A structured set of objections, weighed in public.

Desk editor's note, referee report, simulated authors' rebuttal, and a circularity audit. Tearing a paper down is the easy half of reading it; the pith above is the substance, this is the friction.

Referee Report

3 major / 2 minor

Summary. The manuscript reports in-situ microcantilever bending experiments on amorphous Al2O3 films deposited by PLD, ALD, and SD. It claims all PLD cantilevers exhibit ductile bending with total strains >10% without fracture, ALD samples show mixed behavior (half ductile, half brittle) due to defect distribution, SD samples are all brittle due to columnar microstructure, and notched tests on all three yield identical K_IC = 3.1 ± 0.2 MPa m^{0.5}, ruling out crack-tip plasticity. The central conclusion is that deposition method controls bending plasticity via defects, with implications for damage-tolerant amorphous oxides.

Significance. If the plasticity differences are attributable to defect distributions rather than geometry or stress variations, the work would be significant as the first demonstration of room-temperature bending plasticity (including tensile components) in a-Al2O3 microcantilevers. The consistent fracture toughness across methods supports that plastic mechanisms are general but defect-suppressed, providing a basis for optimizing deposition to minimize defects. The experimental approach with in-situ testing is a strength.

major comments (3)
  1. [Abstract] Abstract and Experimental Methods: The central attribution of ductility differences to defect distribution and microstructure requires that tested volumes experience comparable stress states. However, the manuscript reports only 'similar stoichiometric compositions' and does not state or tabulate microcantilever dimensions (thickness t, length L) or residual stresses across PLD, ALD, and SD films. Since maximum bending strain scales as ε_max ∝ (t δ / L^2) with residual stress adding a superimposed moment, systematic differences in geometry could produce the observed PLD (>10% strain) vs. SD (brittle) contrast without invoking defects.
  2. [Results] Results section: The mixed ALD outcome (50% ductile/50% brittle) is presented as evidence of stochastic defect effects, but no sample sizes, raw load-displacement curves, or error analysis on strain values are provided. This makes it impossible to evaluate whether the split is statistically meaningful or could arise from uncontrolled variations in cantilever geometry or thickness.
  3. [Fracture toughness measurements] Notched cantilever tests (K_IC = 3.1 ± 0.2 MPa m^{0.5}): While these rule out crack-tip plasticity for post-initiation behavior, they do not constrain the un-notched bending data where the plasticity claim is made. The manuscript should explicitly address whether the un-notched cantilevers had matched geometries to the notched ones.
minor comments (2)
  1. [Abstract] The abstract states 'total strains >10%' for PLD but does not define how total strain was measured (e.g., from deflection at a specific point or integrated). Clarify this in the methods.
  2. [Experimental Methods] No mention of how many cantilevers were tested per deposition method or per condition; adding this would improve reproducibility.

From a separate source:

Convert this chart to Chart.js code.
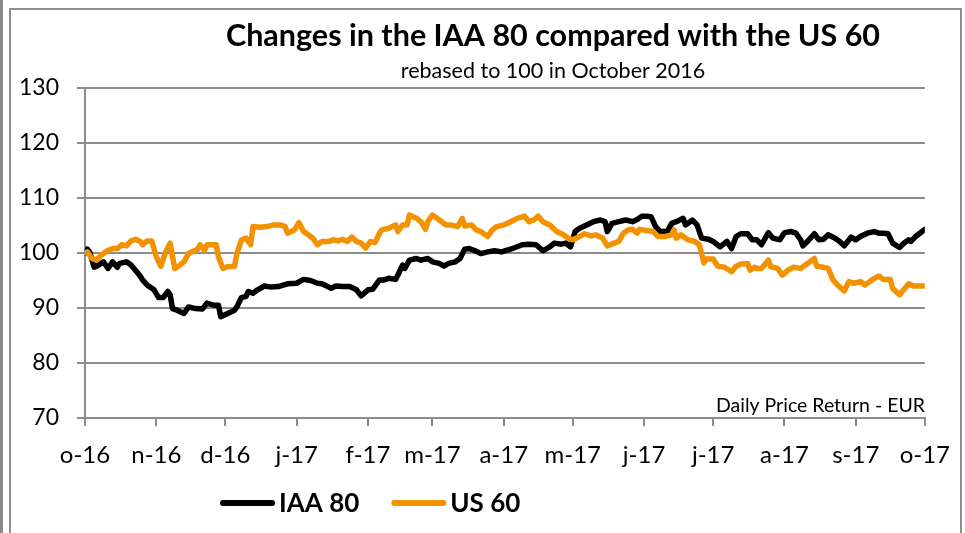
<!DOCTYPE html>
<html>
<head>
<meta charset="utf-8">
<script src="https://cdn.jsdelivr.net/npm/chart.js@4.4.0/dist/chart.umd.min.js"></script>
<style>
  html, body { margin: 0; padding: 0; background: #fff; }
  #wrap { position: relative; width: 965px; height: 533px; }
</style>
</head>
<body>
<div id="wrap"><canvas id="lineChart" width="965" height="533"></canvas></div>
<script>
// days counted from 1 October 2016
const monthDays = [0, 31, 61, 92, 123, 151, 182, 212, 243, 273, 304, 335, 365];
const monthLabels = ['o-16', 'n-16', 'd-16', 'j-17', 'f-17', 'm-17', 'a-17', 'm-17', 'j-17', 'j-17', 'a-17', 's-17', 'o-17'];
const yTicks = [70, 80, 90, 100, 110, 120, 130];

const iaaDays = [0, 1, 2, 4, 6, 8, 10, 12, 14, 15, 18, 20, 22, 24, 25, 27, 30, 32, 34, 36, 37, 38, 40, 43, 45, 48, 51, 53, 56, 58, 59, 62, 65, 66, 68, 70, 71, 73, 75, 78, 81, 84, 88, 92, 95, 98, 101, 103, 105, 107, 109, 112, 115, 118, 120, 123, 125, 128, 130, 132, 135, 136, 138, 139, 141, 144, 146, 149, 151, 154, 156, 158, 161, 163, 165, 167, 169, 172, 175, 178, 181, 185, 187, 190, 193, 196, 199, 202, 204, 207, 209, 211, 213, 215, 218, 221, 224, 226, 227, 229, 232, 235, 238, 240, 242, 244, 246, 248, 250, 253, 255, 257, 260, 261, 264, 266, 268, 271, 273, 276, 279, 281, 283, 285, 288, 290, 292, 294, 297, 299, 302, 304, 307, 309, 311, 312, 314, 317, 319, 321, 323, 326, 328, 330, 333, 335, 337, 340, 343, 345, 347, 349, 351, 354, 356, 358, 359, 361, 365];
const iaaValues = [100, 100.7, 100.2, 97.4, 97.8, 98.4, 97.2, 98.4, 97.4, 98.1, 98.4, 97.8, 96.8, 95.8, 95.1, 94.2, 93.3, 91.9, 91.9, 93.0, 92.4, 89.9, 89.6, 89.0, 90.2, 89.9, 89.8, 90.9, 90.5, 90.5, 88.4, 89.0, 89.6, 90.2, 91.9, 92.1, 93.0, 92.7, 93.3, 94.0, 93.8, 93.9, 94.4, 94.5, 95.2, 95.0, 94.5, 94.4, 94.0, 93.6, 94.0, 93.9, 93.9, 93.3, 92.2, 93.3, 93.4, 95.1, 95.1, 95.4, 95.2, 96.0, 97.8, 97.2, 98.7, 99.0, 98.7, 99.0, 98.4, 98.1, 97.6, 98.1, 98.4, 99.0, 100.7, 100.8, 100.5, 99.9, 100.2, 100.4, 100.2, 100.7, 101.0, 101.5, 101.6, 101.5, 100.4, 101.1, 101.8, 101.6, 101.8, 101.1, 103.9, 104.5, 105.1, 105.7, 106.0, 105.7, 103.9, 105.4, 105.7, 106.0, 105.7, 106.1, 106.7, 106.7, 106.6, 104.8, 103.9, 103.9, 105.4, 105.7, 106.3, 105.1, 106.0, 105.1, 102.7, 102.5, 102.1, 101.1, 102.1, 100.8, 103.0, 103.5, 103.5, 102.4, 102.4, 101.5, 103.7, 102.7, 102.4, 103.7, 103.9, 103.6, 102.4, 101.3, 102.1, 103.5, 102.4, 102.5, 103.3, 102.7, 102.1, 101.3, 102.9, 102.4, 103.0, 103.6, 103.9, 103.6, 103.6, 103.5, 101.8, 101.0, 101.8, 102.4, 102.1, 103.0, 104.3];

const usDays = [0, 1, 3, 5, 7, 10, 12, 14, 16, 18, 20, 22, 24, 25, 27, 29, 31, 33, 35, 37, 39, 40, 43, 45, 48, 49, 50, 52, 53, 57, 58, 60, 62, 65, 66, 68, 70, 72, 73, 76, 79, 82, 85, 87, 88, 91, 93, 95, 97, 99, 101, 103, 106, 108, 110, 112, 114, 116, 118, 120, 122, 124, 126, 128, 129, 132, 135, 136, 138, 140, 141, 144, 146, 148, 149, 151, 153, 155, 157, 159, 162, 164, 165, 168, 170, 172, 175, 177, 179, 182, 185, 188, 191, 193, 195, 197, 199, 202, 205, 208, 210, 212, 215, 217, 220, 222, 225, 227, 230, 232, 234, 236, 238, 240, 241, 244, 247, 249, 252, 255, 256, 257, 259, 262, 265, 267, 269, 270, 273, 275, 278, 281, 283, 285, 288, 289, 291, 292, 294, 297, 298, 301, 303, 306, 308, 311, 314, 317, 318, 321, 323, 325, 327, 330, 332, 334, 337, 339, 342, 345, 347, 350, 351, 354, 356, 358, 360, 362, 365];
const usValues = [100, 100.2, 99.0, 98.7, 99.6, 100.5, 100.8, 100.8, 101.5, 101.3, 102.2, 102.5, 102.1, 101.5, 102.2, 102.2, 99.3, 97.6, 100.1, 101.8, 97.2, 97.4, 98.4, 99.9, 100.5, 100.7, 101.5, 100.5, 101.5, 101.5, 99.3, 97.2, 97.5, 97.6, 99.9, 102.4, 102.7, 101.5, 104.8, 104.7, 104.8, 105.1, 105.1, 104.8, 103.6, 104.2, 105.5, 103.9, 103.3, 102.7, 101.5, 102.1, 102.1, 102.4, 102.2, 102.5, 102.1, 102.9, 102.1, 101.8, 100.9, 102.1, 101.9, 103.6, 104.2, 104.5, 105.1, 103.9, 105.1, 105.1, 106.9, 106.3, 105.7, 104.3, 105.7, 106.9, 106.3, 105.7, 105.1, 105.1, 104.8, 106.3, 104.9, 105.1, 104.2, 103.9, 103.0, 104.2, 104.8, 105.1, 105.7, 106.3, 106.7, 105.7, 106.0, 106.7, 105.7, 105.1, 103.9, 103.3, 102.7, 102.4, 103.0, 103.5, 103.1, 103.3, 102.7, 101.3, 101.8, 102.1, 103.6, 104.2, 104.3, 103.6, 104.3, 104.1, 103.9, 103.0, 103.0, 103.3, 104.2, 102.7, 103.3, 102.4, 102.1, 101.5, 98.2, 98.9, 98.9, 97.6, 97.4, 96.6, 97.6, 98.0, 98.1, 96.9, 97.4, 97.2, 97.2, 98.7, 97.5, 97.2, 96.0, 97.0, 97.4, 97.2, 98.1, 99.0, 97.6, 97.4, 97.2, 95.2, 94.2, 93.1, 94.8, 94.5, 94.8, 94.2, 95.1, 95.8, 95.2, 95.2, 93.6, 92.4, 93.4, 94.4, 94.0, 94.0, 94.0];

const toPoints = (days, values) => days.map((d, i) => ({ x: d, y: values[i] }));

Chart.defaults.font.family = 'Lato';
Chart.defaults.color = '#000';

// frame, title, subtitle, note and legend drawn by hand
const decorations = {
    id: 'decorations',
    beforeDraw(chart) {
        const c = chart.ctx;
        c.save();
        c.fillStyle = '#fff';
        c.fillRect(0, 0, chart.width, chart.height);
        c.fillStyle = '#8a8784';
        c.fillRect(0, 0, 3, chart.height);
        c.strokeStyle = '#8f8f8f';
        c.lineWidth = 2;
        c.beginPath();
        c.moveTo(10, chart.height + 5);
        c.lineTo(10, 9);
        c.lineTo(961, 9);
        c.lineTo(961, chart.height + 5);
        c.stroke();
        c.restore();
    },
    afterDraw(chart) {
        const c = chart.ctx;
        c.save();
        c.fillStyle = '#000';
        c.textAlign = 'center';
        c.textBaseline = 'alphabetic';
        c.font = 'bold 30.5px Lato';
        c.fillText('Changes in the IAA 80 compared with the US 60', 553, 46);
        c.font = '21.5px Lato';
        c.fillText('rebased to 100 in October 2016', 553, 78);
        c.textAlign = 'right';
        c.font = '19.5px Lato';
        c.fillText('Daily Price Return - EUR', 925, 412);

        // legend
        let x = 220;
        const y = 503;
        c.textAlign = 'left';
        c.textBaseline = 'middle';
        c.font = 'bold 26px Lato';
        chart.data.datasets.forEach(ds => {
            c.strokeStyle = ds.borderColor;
            c.lineWidth = 6;
            c.lineCap = 'round';
            c.beginPath();
            c.moveTo(x + 3, y);
            c.lineTo(x + 52, y);
            c.stroke();
            c.fillText(ds.label, x + 59, y + 1);
            x += 59 + c.measureText(ds.label).width + 32;
        });
        c.restore();
    }
};

const ctx = document.getElementById('lineChart').getContext('2d');

const lineChart = new Chart(ctx, {
    type: 'line',
    data: {
        datasets: [
            {
                label: 'IAA 80',
                data: toPoints(iaaDays, iaaValues),
                borderColor: '#000000',
                backgroundColor: '#000000',
                borderWidth: 5.5,
                borderJoinStyle: 'round',
                borderCapStyle: 'round',
                pointRadius: 0,
                tension: 0,
                order: 1
            },
            {
                label: 'US 60',
                data: toPoints(usDays, usValues),
                borderColor: '#F39200',
                backgroundColor: '#F39200',
                borderWidth: 5.5,
                borderJoinStyle: 'round',
                borderCapStyle: 'round',
                pointRadius: 0,
                tension: 0,
                order: 0
            }
        ]
    },
    options: {
        responsive: false,
        animation: false,
        layout: {
            padding: { top: 88, right: 32, left: 0, bottom: 0 }
        },
        plugins: {
            legend: { display: false },
            title: { display: false },
            tooltip: { enabled: false }
        },
        scales: {
            x: {
                type: 'linear',
                min: 0,
                max: 365,
                afterBuildTicks: axis => {
                    axis.ticks = monthDays.map(v => ({ value: v }));
                },
                afterFit: axis => {
                    axis.height = 115;
                },
                ticks: {
                    autoSkip: false,
                    maxRotation: 0,
                    padding: 15,
                    color: '#000',
                    font: { size: 24 },
                    callback: (value, index) => monthLabels[index]
                },
                grid: {
                    drawOnChartArea: false,
                    tickLength: 8,
                    color: '#8c8c8c',
                    lineWidth: 2
                },
                border: { color: '#8c8c8c', width: 2 }
            },
            y: {
                min: 70,
                max: 130,
                afterBuildTicks: axis => {
                    axis.ticks = yTicks.map(v => ({ value: v }));
                },
                afterFit: axis => {
                    axis.width = 85;
                },
                ticks: {
                    padding: 18,
                    color: '#000',
                    font: { size: 23 }
                },
                grid: {
                    color: '#8c8c8c',
                    lineWidth: 2,
                    tickLength: 8
                },
                border: { color: '#8c8c8c', width: 2 }
            }
        }
    },
    plugins: [decorations]
});
</script>
</body>
</html>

Simulated Author's Rebuttal

3 responses · 0 unresolved

We thank the referee for the constructive and detailed comments, which have helped us improve the clarity and rigor of the manuscript. We address each major comment below and have revised the manuscript to incorporate the suggested additions and clarifications.

read point-by-point responses
  1. Referee: [Abstract] Abstract and Experimental Methods: The central attribution of ductility differences to defect distribution and microstructure requires that tested volumes experience comparable stress states. However, the manuscript reports only 'similar stoichiometric compositions' and does not state or tabulate microcantilever dimensions (thickness t, length L) or residual stresses across PLD, ALD, and SD films. Since maximum bending strain scales as ε_max ∝ (t δ / L^2) with residual stress adding a superimposed moment, systematic differences in geometry could produce the observed PLD (>10% strain) vs. SD (brittle) contrast without invoking defects.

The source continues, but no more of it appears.